Fica fácil entender o interesse de se fomentar as vendas dos coletivos e empacar as dos individuais — empresas como Sul América e Bradesco Seguros não comercializam mais os planos individuais em São Paulo. Para a advogada do Idec Joana Cruz, é uma estratégia de 'falsa coletivização'. "Os consumidores, sob a ilusão de pagarem mais barato, são estimulados a abrir CNPJ ou ingressar em determinada associação ou sindicato, utilizando qualquer CNPJ para conseguir um contrato coletivo. Essa foi a forma encontrada pelas empresas de planos de saúde para fugir da legislação e da fiscalização da ANS", diz. A medonha proposta feita pelo corretor de seguros, que sugeriu a filiação a um sindicato supostamente patronal ou a 'aquisição' de um CNPJ, é prova disso.
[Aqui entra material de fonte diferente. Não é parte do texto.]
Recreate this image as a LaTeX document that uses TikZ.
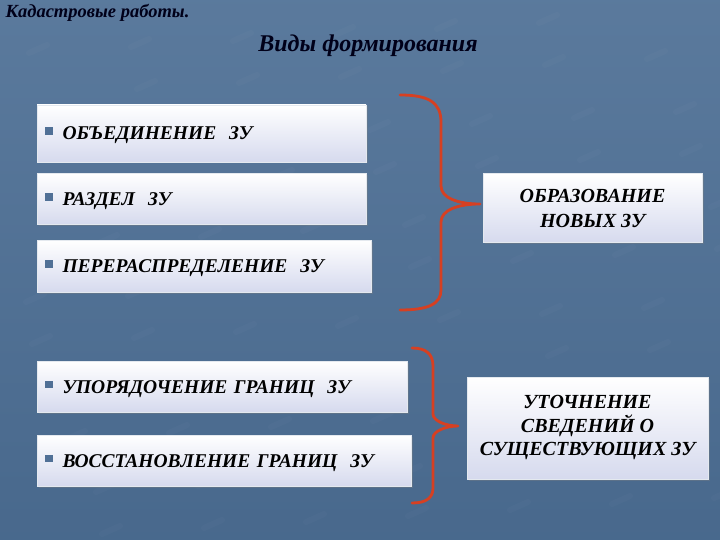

Dados da própria ANS revelam que, entre os cerca de 48 milhões de consumidores de planos de saúde, 37 milhões (ou 77%) são clientes de planos coletivos. Ou seja, a maioria dos beneficiários está sujeita a reajustes abusivos e rescisão unilateral. O mesmo corretor que induziu o consumidor a se vincular a um sindicato industrial deu a sentença: "A tendência do mercado é deixar de fazer planos individuais e passar a fazer apenas por adesão ou por plano empresarial, por meio de um CNPJ. É uma tendência inclusive dos norte-americanos". E acrescentou que 'arranjar' CNPJ é simples: "A facilidade de você ter um CNPJ é grande; por exemplo, pelo 'portal do empreendedor' dá pra se tornar um microempreendedor individual, e aí tirar o CNPJ", disse. Igualmente fácil seria se filiar ao tal do Simpi: "Eu mesmo faria [o trâmite de filiação]. A gente se encontra, eu levo uma documentação que você vai preencher, tudo direitinho. Você só vai assinar e eu vou mandar pro Simpi. É tudo muito claro, é tudo muito legal, não tem nada na ilegalidade, não", afirmou ele.
Há dois tipos de planos coletivos: os empresariais (o contrato é celebrado entre a empresa em que o consumidor trabalha e o plano de saúde) e os contratos de adesão (por meio de organização, como sindicatos, associações e entidades de classe).
COMO FOI FEITA A PESQUISA - Foram consultados os sites do STJ (Superior Tribunal de Justiça) e dos Tribunais de Justiça dos seguintes estados: São Paulo, Rio de Janeiro, Rio Grande do Sul, Mato Grosso do Sul, Bahia, Rio Grande do Norte, Minas Gerais, Alagoas, Paraná e Distrito Federal de 7/04/2005 a 18/4/2013. A busca foi feita no campo de pesquisa de jurisprudência e com as palavras: "plano de saúde coletivo reajuste". Foram consideradas apenas as decisões que se relacionavam a reajuste anual e/ou por sinistralidade. Segundo esses critérios, 118 decisões foram consideradas. O Idec se ateve aos seguintes fatores: valor do reajuste, decisão do magistrado (afastamento ou manutenção do reajuste usado pela operadora) e tipo de contratação do plano (empresarial, associação ou sindicato). Além disso, com base na lei de acesso à informação, o Idec solicitou à ANS o envio de uma série de dados, muitos deles relacionados aos índices de reajuste praticados no mercado de planos coletivos. Até o fechamento desta edição, a ANS não havia fornecido as informações.